Written task »
Transcribe exactly the lines from the one containing "Emit a LaTeX" through the one containing "[draw, line width=3pt]", both included, and leave out any pictures.

Plotting code records »
════════════════

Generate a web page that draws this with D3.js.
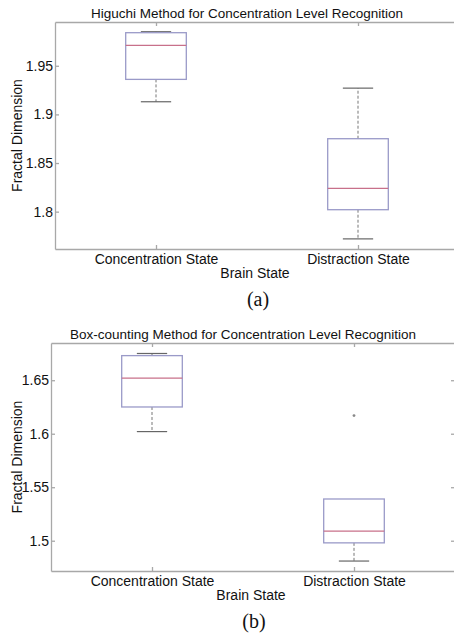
<!DOCTYPE html>
<html>
<head>
<meta charset="utf-8">
<script src="https://cdn.jsdelivr.net/npm/d3@7"></script>
<style>
  body { margin: 0; background: #fff; overflow: hidden; }
  svg { display: block; font-family: 'Liberation Sans', Arial, sans-serif; }
  .axis path, .axis line { stroke: #a8a8a8; stroke-width: 1.3; }
  .axis text { font-size: 14px; fill: #111; }
  .chart-title { font-size: 13.5px; fill: #111; text-anchor: middle; }
  .x-label, .y-label { font-size: 14px; fill: #111; text-anchor: middle; }
  .caption { font-family: 'Liberation Serif', 'Times New Roman', serif; font-size: 20px; fill: #111; text-anchor: middle; }
</style>
</head>
<body>
<svg id="chart" width="454" height="636"></svg>
<script>
// categories on the x axis
const categories = ['Concentration State', 'Distraction State'];

// [lower whisker, Q1, median, Q3, upper whisker] per category
const higuchiStats = [
  [1.913, 1.936, 1.971, 1.984, 1.985],
  [1.772, 1.802, 1.824, 1.875, 1.927]
];
const boxCountingStats = [
  [1.602, 1.625, 1.652, 1.673, 1.675],
  [1.481, 1.498, 1.509, 1.539, 1.539]
];
// outliers: [category index, value]
const higuchiOutliers = [];
const boxCountingOutliers = [[1, 1.617]];

// y axis limits and ticks
const higuchiLimits = [1.7616, 1.995];
const higuchiTicks = [1.8, 1.85, 1.9, 1.95];
const boxCountingLimits = [1.4717, 1.6848];
const boxCountingTicks = [1.5, 1.55, 1.6, 1.65];

class BoxPlot {
  constructor(_config, _stats, _outliers) {
    this.config = {
      parentElement: _config.parentElement,
      top: _config.top,
      left: _config.left,
      width: _config.width,
      height: _config.height,
      limits: _config.limits,
      ticks: _config.ticks,
      title: _config.title,
      caption: _config.caption
    };
    this.stats = _stats;
    this.outliers = _outliers;
    this.initVis();
  }

  initVis() {
    let vis = this;
    const c = vis.config;

    vis.xScale = d3.scalePoint()
      .domain(categories)
      .range([0, c.width])
      .padding(0.5);

    vis.yScale = d3.scaleLinear()
      .domain(c.limits)
      .range([c.height, 0]);

    vis.chart = d3.select(c.parentElement).append('g')
      .attr('transform', `translate(${c.left},${c.top})`);

    // axes on all four sides, ticks pointing inwards (matlab box style)
    vis.chart.append('g')
      .attr('class', 'axis x-axis')
      .attr('transform', `translate(0,${c.height})`)
      .call(d3.axisBottom(vis.xScale).tickSize(-4).tickSizeOuter(0).tickPadding(5));

    vis.chart.append('g')
      .attr('class', 'axis')
      .call(d3.axisTop(vis.xScale).tickSize(-4).tickSizeOuter(0).tickFormat(''));

    vis.chart.append('g')
      .attr('class', 'axis y-axis')
      .call(d3.axisLeft(vis.yScale).tickValues(c.ticks).tickSize(-4).tickSizeOuter(0)
        .tickPadding(2).tickFormat(d3.format('~g')));

    vis.chart.append('g')
      .attr('class', 'axis')
      .attr('transform', `translate(${c.width},0)`)
      .call(d3.axisRight(vis.yScale).tickValues(c.ticks).tickSize(-4).tickSizeOuter(0).tickFormat(''));

    vis.chart.append('text')
      .attr('class', 'chart-title')
      .attr('x', 202 - 10)
      .attr('y', -4)
      .text(c.title);

    vis.chart.append('text')
      .attr('class', 'x-label')
      .attr('x', 202 - 2)
      .attr('y', c.height + 29)
      .text('Brain State');

    vis.chart.append('text')
      .attr('class', 'y-label')
      .attr('transform', `translate(${22 - c.left},${c.height / 2}) rotate(-90)`)
      .text('Fractal Dimension');

    vis.chart.append('text')
      .attr('class', 'caption')
      .attr('x', 202 + 1)
      .attr('y', c.height + 57)
      .text(c.caption);

    vis.renderVis();
  }

  renderVis() {
    let vis = this;
    const half = vis.xScale.step() * 0.15;

    const boxes = vis.chart.selectAll('.box')
      .data(vis.stats)
      .join('g')
      .attr('class', 'box')
      .attr('transform', (d, i) => `translate(${vis.xScale(categories[i])},0)`);

    // whiskers
    boxes.append('line')
      .attr('y1', d => vis.yScale(d[3]))
      .attr('y2', d => vis.yScale(d[4]))
      .attr('stroke', '#777').attr('stroke-dasharray', '3,2');
    boxes.append('line')
      .attr('y1', d => vis.yScale(d[1]))
      .attr('y2', d => vis.yScale(d[0]))
      .attr('stroke', '#777').attr('stroke-dasharray', '3,2');

    // whisker caps (hidden behind the box edge when whisker == quartile)
    boxes.selectAll('.cap')
      .data(d => [[d[0], d[1]], [d[4], d[3]]].filter(p => p[0] !== p[1]))
      .join('line')
      .attr('class', 'cap')
      .attr('x1', -half / 2).attr('x2', half / 2)
      .attr('y1', p => vis.yScale(p[0])).attr('y2', p => vis.yScale(p[0]))
      .attr('stroke', '#666').attr('stroke-width', 1.2);

    boxes.append('rect')
      .attr('x', -half)
      .attr('width', half * 2)
      .attr('y', d => vis.yScale(d[3]))
      .attr('height', d => vis.yScale(d[1]) - vis.yScale(d[3]))
      .attr('fill', 'none')
      .attr('stroke', '#9a9ac8')
      .attr('stroke-width', 1.3);

    boxes.append('line')
      .attr('x1', -half).attr('x2', half)
      .attr('y1', d => vis.yScale(d[2])).attr('y2', d => vis.yScale(d[2]))
      .attr('stroke', '#c8708a').attr('stroke-width', 1.2);

    vis.chart.selectAll('.outlier')
      .data(vis.outliers)
      .join('circle')
      .attr('class', 'outlier')
      .attr('cx', d => vis.xScale(categories[d[0]]))
      .attr('cy', d => vis.yScale(d[1]))
      .attr('r', 1.4)
      .attr('fill', '#888');
  }
}

new BoxPlot({
  parentElement: '#chart', top: 22, left: 55, width: 404, height: 227,
  limits: higuchiLimits, ticks: higuchiTicks,
  title: 'Higuchi Method for Concentration Level Recognition', caption: '(a)'
}, higuchiStats, higuchiOutliers);

new BoxPlot({
  parentElement: '#chart', top: 343, left: 51, width: 404, height: 228,
  limits: boxCountingLimits, ticks: boxCountingTicks,
  title: 'Box-counting Method for Concentration Level Recognition', caption: '(b)'
}, boxCountingStats, boxCountingOutliers);
</script>
</body>
</html>
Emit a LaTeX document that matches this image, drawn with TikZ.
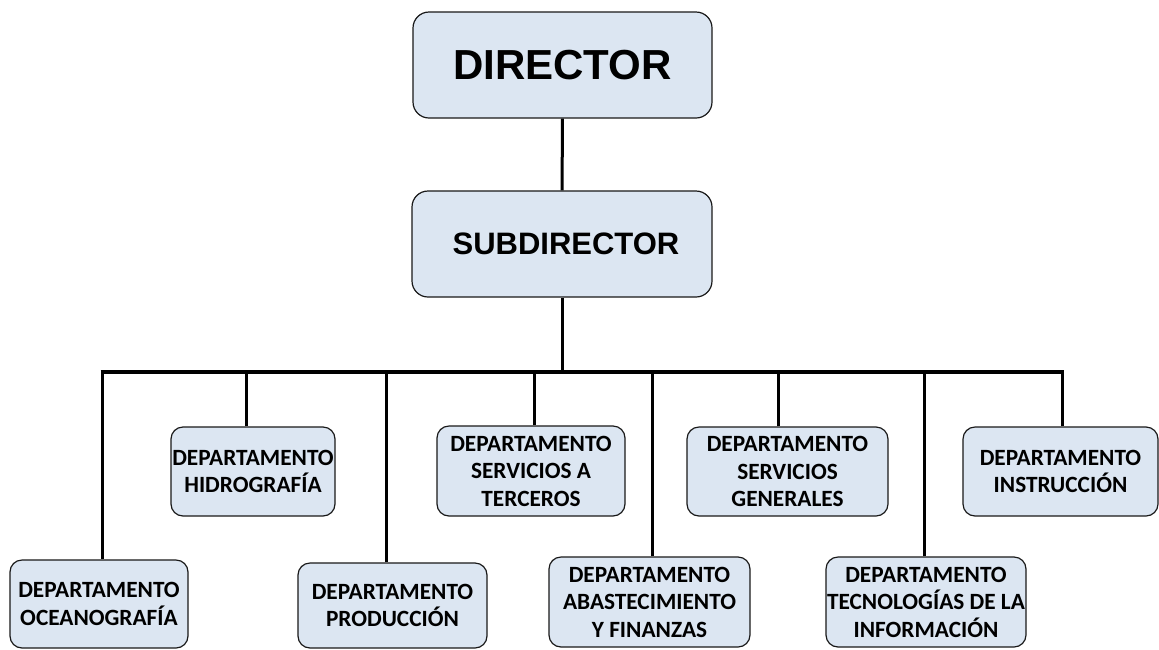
\documentclass[tikz,border=0pt]{standalone}
\usepackage{fontspec}
\setmainfont{Carlito}
\newfontfamily\arialfont{Liberation Sans}
\usepackage{tikz}
\usetikzlibrary{shapes,positioning,calc}
\definecolor{boxfill}{HTML}{DCE6F2}
\tikzstyle{box} = [draw=black!90, fill=boxfill, line width=1.2pt, rounded corners=12pt, inner sep=0pt, align=center]
\tikzstyle{dept} = [box, font=\fontsize{23.3}{27.5}\selectfont\bfseries]
\tikzstyle{link} = [draw, line width=3pt]

\begin{document}
\begin{tikzpicture}[x=1pt,y=-1pt]
		\useasboundingbox (0,0) rectangle (1159,649);
		%\draw[help lines] (0,0) grid (1159,649);
		\node[box, rounded corners=16pt, minimum width=299, minimum height=106, font=\arialfont\fontsize{42}{48}\selectfont\bfseries] (dir) at (562.5,65) {DIRECTOR};
		\node[box, rounded corners=16pt, minimum width=300, minimum height=106, font=\arialfont\fontsize{31}{36}\selectfont\bfseries] (sub) at (562,244) {\hspace*{8pt}SUBDIRECTOR};
		\node[dept, minimum width=178, minimum height=88] (oce) at (99,604) {DEPARTAMENTO\\OCEANOGRAFÍA};
		\node[dept, minimum width=164, minimum height=89] (hid) at (253,471.5) {DEPARTAMENTO\\HIDROGRAFÍA};
		\node[dept, minimum width=189, minimum height=85] (pro) at (392.5,605.5) {DEPARTAMENTO\\PRODUCCIÓN};
		\node[dept, minimum width=188, minimum height=90] (ter) at (531,471) {DEPARTAMENTO\\SERVICIOS A\\TERCEROS};
		\node[dept, minimum width=201, minimum height=90] (aba) at (649.5,602) {DEPARTAMENTO\\ABASTECIMIENTO\\Y FINANZAS};
		\node[dept, minimum width=201, minimum height=89] (gen) at (787.5,471.5) {DEPARTAMENTO\\SERVICIOS\\GENERALES};
		\node[dept, minimum width=195, minimum height=89] (ins) at (1060.5,471.5) {DEPARTAMENTO\\INSTRUCCIÓN};
		\node[dept, minimum width=200, minimum height=90] (tec) at (926,602) {DEPARTAMENTO\\TECNOLOGÍAS DE LA\\INFORMACIÓN};
		\coordinate (barl) at (100.5,372);
		\coordinate (barr) at (1063.5,372);
		\path[link] (dir) -- (sub);
		\path[link] (sub.south) -- (sub.south |- barl);
		\path[draw, line width=4.5pt] (barl) -- (barr);
		\foreach \n/\dx in {oce/3, hid/-7, pro/-6.5, ter/3, aba/2.5, gen/-9.5, ins/1.5, tec/-2}
			\path[link] ([xshift=\dx]\n.north) -- ([xshift=\dx]\n.north |- barl);
\end{tikzpicture}
\end{document}
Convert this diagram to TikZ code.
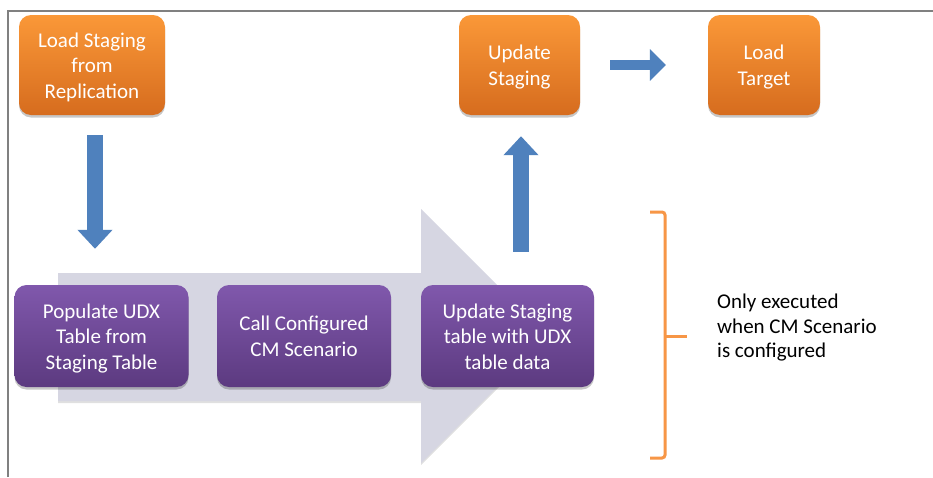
\documentclass[tikz,border=0pt]{standalone}
\usepackage{fontspec}
\setmainfont{Carlito}
\usetikzlibrary{arrows.meta,shadows}
\definecolor{orT}{RGB}{250,152,56}
\definecolor{orB}{RGB}{214,108,30}
\definecolor{puT}{RGB}{128,88,172}
\definecolor{puB}{RGB}{92,58,128}
\definecolor{gArrow}{RGB}{214,214,226}
\definecolor{blueA}{RGB}{79,129,189}
\definecolor{brk}{RGB}{247,150,70}
\definecolor{frameC}{RGB}{128,128,128}
\newcommand{\boxlines}[1]{\raisebox{-2.5pt}[\height][\depth]{\begin{tabular}{@{}c@{}}#1\end{tabular}}}
\begin{document}
\begin{tikzpicture}[x=1pt,y=-1pt,
  box/.style={rounded corners=12pt, text=white, align=center, inner sep=0pt,
    font=\fontsize{21}{25.5}\selectfont,
    drop shadow={shadow xshift=0pt, shadow yshift=-2.5pt, opacity=0.22, fill=black}},
  obox/.style={box, top color=orT, bottom color=orB, minimum height=100pt},
  pbox/.style={box, top color=puT, bottom color=puB, minimum height=102pt, minimum width=174pt},
  bluearr/.style={draw=blueA, line width=16pt, -{Triangle[length=19pt,width=34pt]}},
  bluearrh/.style={draw=blueA, line width=10pt, -{Triangle[length=16pt,width=31pt]}},
  brace/.style={draw=brk, line width=3pt, rounded corners=3pt}]
\useasboundingbox (0,0) rectangle (933,477);
\fill[white] (0,0) rectangle (933,477);
\draw[frameC, line width=1.5pt] (8,477) -- (8,11) -- (933,11);

% big gray process arrow
\fill[gArrow, drop shadow={shadow xshift=0pt, shadow yshift=-2pt, opacity=0.12, fill=black}]
  (58,273) -- (421,273) -- (421,209) -- (548,336) -- (421,463) -- (421,401) -- (58,401) -- cycle;

% orange boxes
\node[obox, minimum width=146pt] (ls) at (92,65) {\boxlines{Load Staging\\from\\Replication}};
\node[obox, minimum width=121pt] (us) at (519.5,65) {\boxlines{Update\\Staging}};
\node[obox, minimum width=112pt] (lt) at (764,65) {\boxlines{Load\\Target}};

% purple boxes
\node[pbox] (pop) at (101.5,336) {\boxlines{Populate UDX\\Table from\\Staging Table}};
\node[pbox] (call) at (304,336) {\boxlines{Call Configured\\CM Scenario}};
\node[pbox, minimum width=173pt] (upd) at (507.5,336) {\boxlines{Update Staging\\table with UDX\\table data}};

% blue arrows
\coordinate (d1) at ([xshift=3pt,yshift=-20pt]ls.south);
\coordinate (d2) at ([yshift=36pt]pop.north);
\draw[bluearr] (d1) -- (d1 |- d2);
\coordinate (u1) at ([xshift=13.5pt,yshift=33pt]upd.north);
\coordinate (u2) at ([yshift=-21pt]us.south);
\draw[bluearr] (u1) -- (u1 |- u2);
\draw[bluearrh] ([xshift=30pt]us.east) -- ([xshift=-42pt]lt.west);

% bracket
\draw[brace] (650,212) -- (665,212) -- (665,458) -- (650,458);
\draw[draw=brk, line width=3pt] (665,336) -- (687,336);

\node[anchor=west, align=left, inner sep=0pt, text=black,
  font=\fontsize{21}{24.5}\selectfont] (note) at (717,328)
  {Only executed\\when CM Scenario\\is configured};
\end{tikzpicture}
\end{document}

════════════════

Answer for the task »
Emit a LaTeX document that matches this image, drawn with TikZ.
\documentclass[tikz,border=0pt]{standalone}
\usepackage{fontspec}
\setmainfont{Carlito}
\newfontfamily\arialfont{Liberation Sans}
\usepackage{tikz}
\usetikzlibrary{shapes,positioning,calc}
\definecolor{boxfill}{HTML}{DCE6F2}
\tikzstyle{box} = [draw=black!90, fill=boxfill, line width=1.2pt, rounded corners=12pt, inner sep=0pt, align=center]
\tikzstyle{dept} = [box, font=\fontsize{23.3}{27.5}\selectfont\bfseries]
\tikzstyle{link} = [draw, line width=3pt]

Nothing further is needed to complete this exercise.